Ces interrogations s’insèrent dans le prolongement des articles sur les concepts de loi, de cause et de raison. Elles débordent le cadre des réflexions sur la sociologie, offrant une perspective plus globale concernant l’idée de science dont les essais de définition se heurtent aux limites des langages, à l’instar de la vérité, sa consœur épistémologique. Dans cet article, nous allons essayer de dégager les grands axes sémantiques, à l’aube du XXe siècle, d’un concept qui a successivement été employé dans des domaines aussi variés que l’architecture, la fabrication d’objets, la peinture, la morale, les sciences expérimentales, les mathématiques ou la logique. Nous nous focaliserons bien entendu sur les significations scientifiques à l’aide du physicien autrichien Ludwig Boltzmann ainsi que du physicien, chimiste, philosophe et historien des sciences Pierre Duhem.

Le concept de modèle avant le XVIIe siècle

Selon la philosophe Suzanne Bachelard « Le terme de modèle vient du latin modulus (diminutif de modus : mesure), terme d’architecture qui désigne la mesure arbitraire servant à établir les rapports de proportion entre les parties d’un ouvrage d’architecture. Le terme de modulus a donné lieu à deux importations successives, au Moyen Âge et à la Renaissance. Tout d’abord modulus a donné en vieux français moule […]. Au XVIe siècle un emprunt à l’italien modello (venant lui-même du latin modulus), employé par la statutaire, a donné en français modèle1 ». Ces origines étymologiques se retrouvent dans les trois grandes acceptions du mot au début du XVIIe siècle2 :

  1. Ce qui sert ou doit servir d’objet d’imitation pour faire ou reproduire quelque chose (architecture, sculptures, fabriques…) : la maquette, le moule, le prototype.
  2. Personne ou objet dont l’artiste reproduit l’image.
  3. Personne, fait, objet possédant au plus haut point certaines qualités ou caractéristiques qui en font le représentant d’une catégorie.
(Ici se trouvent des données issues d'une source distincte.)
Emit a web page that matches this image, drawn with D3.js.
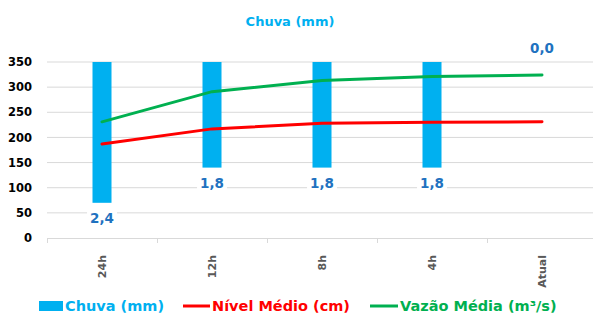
<!DOCTYPE html>
<html><head><meta charset="utf-8">
<script src="https://cdn.jsdelivr.net/npm/d3@7"></script>
<style>html,body{margin:0;padding:0;background:#fff;}svg{display:block;}</style>
</head><body>
<script>
const categories = ["24h", "12h", "8h", "4h", "Atual"];
const chuva = [2.4, 1.8, 1.8, 1.8, 0.0];
const nivel = [187, 217, 228, 230, 231];
const vazao = [231, 291, 313, 321, 324];
const yTicks = [0, 50, 100, 150, 200, 250, 300, 350];
const title = "Chuva (mm)";
const legendNames = ["Chuva (mm)", "Nível Médio (cm)", "Vazão Média (m³/s)"];

const W = 593, H = 316;
const F = "'DejaVu Sans', sans-serif";
const cBar = "#00B0F0", cRed = "#FF0000", cGreen = "#00B050", cLbl = "#1F72C0";

const svg = d3.select("body").append("svg").attr("width", W).attr("height", H);

const x = d3.scaleBand().domain(categories).range([47, 597]);
const y = d3.scaleLinear().domain([0, 350]).range([238, 62]);
const y2 = d3.scaleLinear().domain([0, 3]).range([62, 238]);

// gridlines
svg.append("g").selectAll("line").data(yTicks.filter(d => d > 0)).join("line")
  .attr("x1", 47).attr("x2", W).attr("y1", d => y(d)).attr("y2", d => y(d))
  .attr("stroke", "#D9D9D9").attr("stroke-width", 1);

// y axis labels
const yAxis = d3.axisLeft(y).tickValues(yTicks).tickSize(0).tickPadding(0);
const ya = svg.append("g").attr("transform", "translate(32,0)").call(yAxis);
ya.select(".domain").remove();
ya.selectAll("text").attr("font-family", F).attr("font-weight", "bold")
  .attr("font-size", "11.5px").attr("fill", "#000");

// x axis
const xa = svg.append("g").attr("transform", "translate(0,238)")
  .call(d3.axisBottom(x).tickSize(0).tickPadding(0));
xa.select(".domain").attr("stroke", "#D9D9D9").attr("d", "M47,0.5H" + W);
xa.selectAll("text").attr("font-family", F).attr("font-weight", "bold")
  .attr("font-size", "11px").attr("fill", "#595959")
  .attr("text-anchor", "end").attr("dy", "0.35em")
  .attr("transform", "translate(0,17) rotate(-90)");
// category boundary ticks
svg.append("g").selectAll("line").data(categories).join("line")
  .attr("x1", d => x(d) + 0.5).attr("x2", d => x(d) + 0.5)
  .attr("y1", 238).attr("y2", 243).attr("stroke", "#D9D9D9");

// bars (secondary reversed axis)
const bw = 19;
svg.append("g").selectAll("rect").data(categories).join("rect")
  .attr("x", d => x(d) + x.bandwidth() / 2 - bw / 2)
  .attr("width", bw)
  .attr("y", y2(0))
  .attr("height", (d, i) => y2(chuva[i]) - y2(0))
  .attr("fill", cBar);

// lines
const line = d3.line().x((d, i) => x(categories[i]) + x.bandwidth() / 2).y(d => y(d));
svg.append("path").datum(nivel).attr("d", line).attr("fill", "none")
  .attr("stroke", cRed).attr("stroke-width", 3).attr("stroke-linecap", "round");
svg.append("path").datum(vazao).attr("d", line).attr("fill", "none")
  .attr("stroke", cGreen).attr("stroke-width", 3).attr("stroke-linecap", "round");

// data labels
const fmt = v => v.toFixed(1).replace(".", ",");
const lg = svg.append("g");
categories.forEach((c, i) => {
  const cx = x(c) + x.bandwidth() / 2;
  const cy = chuva[i] > 0 ? y2(chuva[i]) + 15.5 : y2(0) - 14;
  const t = lg.append("text").attr("x", cx).attr("y", cy).attr("dy", "0.35em")
    .attr("text-anchor", "middle").attr("font-family", F).attr("font-weight", "bold")
    .attr("font-size", "13.5px").attr("fill", cLbl).text(fmt(chuva[i]));
  const bb = t.node().getBBox();
  lg.insert("rect", "text").attr("x", bb.x - 3).attr("y", bb.y).attr("width", bb.width + 6)
    .attr("height", bb.height).attr("fill", "#fff");
});

// title
svg.append("text").attr("x", 290).attr("y", 21).attr("dy", "0.35em")
  .attr("text-anchor", "middle").attr("font-family", F).attr("font-weight", "bold")
  .attr("font-size", "13px").attr("fill", cBar).text(title);

// legend
const legY = 306;
const leg = svg.append("g");
const items = [
  {x: 39, w: 24, color: cBar, type: "rect", tx: 65},
  {x: 183, w: 27, color: cRed, type: "line", tx: 212},
  {x: 370, w: 28, color: cGreen, type: "line", tx: 400}
];
items.forEach((it, i) => {
  if (it.type === "rect") {
    leg.append("rect").attr("x", it.x).attr("y", legY - 5).attr("width", it.w).attr("height", 10).attr("fill", it.color);
  } else {
    leg.append("line").attr("x1", it.x).attr("x2", it.x + it.w).attr("y1", legY).attr("y2", legY)
      .attr("stroke", it.color).attr("stroke-width", 3);
  }
  leg.append("text").attr("x", it.tx).attr("y", legY).attr("dy", "0.35em")
    .attr("font-family", F).attr("font-weight", "bold").attr("font-size", "14.5px")
    .attr("fill", it.color).text(legendNames[i]);
});
</script>
</body></html>
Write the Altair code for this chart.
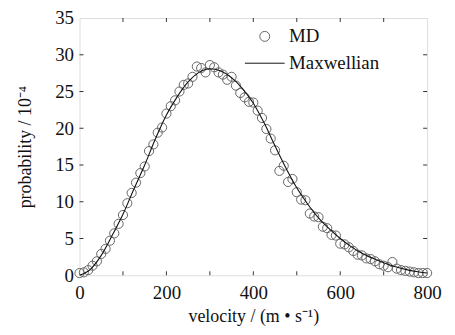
import altair as alt
import pandas as pd

# MD simulation points (velocity in m/s, probability in 1e-4)
md_v = list(range(0, 801, 10))
md_p = [0.3, 0.4, 0.7, 1.3, 1.9, 2.9, 3.6, 4.7, 5.7, 7.0,
        8.2, 9.8, 11.2, 12.6, 13.9, 14.8, 16.9, 17.8, 19.4, 20.1,
        22.0, 23.0, 23.8, 25.0, 25.9, 26.1, 27.0, 28.4, 28.2, 27.6,
        28.6, 28.3, 27.6, 27.3, 26.6, 27.0, 25.8, 24.8, 24.2, 23.6,
        23.5, 22.4, 21.4, 19.9, 18.6, 17.0, 14.2, 14.9, 12.7, 13.1,
        11.3, 10.3, 10.2, 8.4, 8.0, 7.9, 6.6, 6.4, 5.5, 5.4,
        4.3, 4.2, 3.8, 3.3, 2.8, 2.7, 2.3, 2.2, 1.9, 1.5,
        1.3, 1.1, 1.8, 0.9, 0.7, 0.6, 0.5, 0.4, 0.3, 0.3, 0.3]

# Maxwellian curve
mx_v = list(range(0, 801, 25))
mx_p = [0.0, 0.8, 2.7, 5.4, 8.3, 11.7, 15.0, 18.6, 21.8, 24.3,
        26.3, 27.6, 28.1, 27.8, 26.9, 25.4, 23.4, 20.7, 17.6, 14.6,
        11.9, 9.7, 7.8, 6.3, 5.0, 3.9, 3.0, 2.3, 1.7, 1.2,
        0.8, 0.5, 0.3]

series = ["MD", "Maxwellian"]
x_ticks = [0, 200, 400, 600, 800]
x_minor = [100, 200, 300, 400, 500, 600, 700]
y_ticks = [0, 5, 10, 15, 20, 25, 30, 35]
y_minor = [5, 10, 15, 20, 25, 30]

W, H = 350, 259
FONT = "Liberation Serif"

md_df = pd.DataFrame({"v": md_v, "p": md_p, "series": "MD"})
mx_df = pd.DataFrame({"v": mx_v, "p": mx_p, "series": "Maxwellian"})
xt_df = pd.DataFrame({"v": x_minor})
yt_df = pd.DataFrame({"p": y_minor})

xs = alt.Scale(domain=[0, 800], nice=False, zero=False)
ys = alt.Scale(domain=[0, 35], nice=False, zero=False)

color = alt.Color("series:N",
                  scale=alt.Scale(domain=series, range=["#666666", "#111111"]),
                  legend=alt.Legend(title=None, orient="none", legendX=177, legendY=9,
                                    labelFont=FONT, labelFontSize=19, labelColor="#111",
                                    rowPadding=7, symbolStrokeWidth=1, padding=0,
                                    labelOffset=15))
shape = alt.Shape("series:N",
                  scale=alt.Scale(domain=series, range=["circle", "M-4,0H4"]))

xaxis = alt.Axis(values=x_ticks, title="velocity / (m • s⁻¹)", grid=False, domain=False,
                 ticks=False, labelFont=FONT, labelFontSize=19, labelColor="#111",
                 labelPadding=8, labelOverlap=False, labelFlush=False, labelBound=False,
                 titleFont=FONT, titleFontSize=18, titleFontWeight="normal",
                 titleColor="#111", titlePadding=6)
yaxis = alt.Axis(values=y_ticks, title="probability / 10⁻⁴", grid=False, domain=False,
                 ticks=False, labelFont=FONT, labelFontSize=19, labelColor="#111",
                 labelPadding=6, labelOverlap=False, labelFlush=False, labelBound=False,
                 titleFont=FONT, titleFontSize=18, titleFontWeight="normal",
                 titleColor="#111", titlePadding=20)

X = alt.X("v:Q", scale=xs, axis=xaxis)
Y = alt.Y("p:Q", scale=ys, axis=yaxis)

points = alt.Chart(md_df).mark_point(filled=False, size=85, strokeWidth=1, opacity=1).encode(
    x=X, y=Y, color=color, shape=shape,
)

line = alt.Chart(mx_df).mark_line(strokeWidth=1.1, interpolate="monotone").encode(
    x=X, y=Y,
    color=alt.Color("series:N", scale=alt.Scale(domain=series, range=["#666666", "#111111"])),
)

tick_col = "#333"
bt = alt.Chart(xt_df).mark_rule(color=tick_col, strokeWidth=1).encode(
    x=X, y=alt.value(H), y2=alt.value(H - 4))
tt = alt.Chart(xt_df).mark_rule(color=tick_col, strokeWidth=1).encode(
    x=X, y=alt.value(0), y2=alt.value(4))
lt = alt.Chart(yt_df).mark_rule(color=tick_col, strokeWidth=1).encode(
    y=Y, x=alt.value(0), x2=alt.value(4))
rt = alt.Chart(yt_df).mark_rule(color=tick_col, strokeWidth=1).encode(
    y=Y, x=alt.value(W), x2=alt.value(W - 4))

chart = alt.layer(points, line, bt, tt, lt, rt).properties(
    width=W, height=H,
    autosize=alt.AutoSizeParams(type="none"),
    padding={"left": 72, "top": 9, "right": 20, "bottom": 50},
).configure_view(stroke="#444", strokeWidth=1).configure(background="white")

chart.save("out.html", embed_options={"renderer": "svg", "actions": False})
Ces définitions se recoupent en ce que les différents types de modèles concrets ou abstraits (dans le cas des choses de l’esprit) guident l’action, en particulier la production d’objets. Autrement dit, ils sont en grande partie prescriptifs. À partir du XVIIe siècle, les significations du concept de modèle s’étoffent progressivement. L’article « Model », rédigé en 1902 par Ludwig Boltzmann pour l’Encyclopædia Britannica, illustre que les nouvelles conceptions issues des sciences confèrent aux modèles un plus grand rôle descriptif et explicatif ainsi qu’un rôle heuristique.

L’article « Model » de Ludwig Boltzmann

La représentation d’une chose

Dans cet article, Boltzmann définit d’abord le modèle comme une « représentation tangible, de taille égale, plus grande ou plus petite, d’un objet qui existe réellement ou qui doit être construit factuellement ou mentalement. Plus généralement, il désigne une chose, existant réellement ou seulement conçue mentalement, dont les propriétés sont copiées. » L’adjectif « copiées » renvoie à la philosophie antique qui « percevait l’essence du processus de la pensée comme résidant dans le fait que nous attachons aux divers objets réels environnants des attributs physiques particuliers – nos concepts – et nous essayons grâce à ceux-ci de nous représenter les objets dans nos esprits. De telles vues étaient précédemment considérées par les mathématiciens et les physiciens comme rien d’autre que des spéculations stériles, mais J.C. Maxwell, H. v. Helmoltz, E. Mach, H. Hertz et bien d’autres les ont reliées intimement à l’ensemble de la théorie mathématique et physique. Suivant cette perspective, nos pensées entretiennent avec les choses une même relation que les modèles avec les objets qu’ils représentent. »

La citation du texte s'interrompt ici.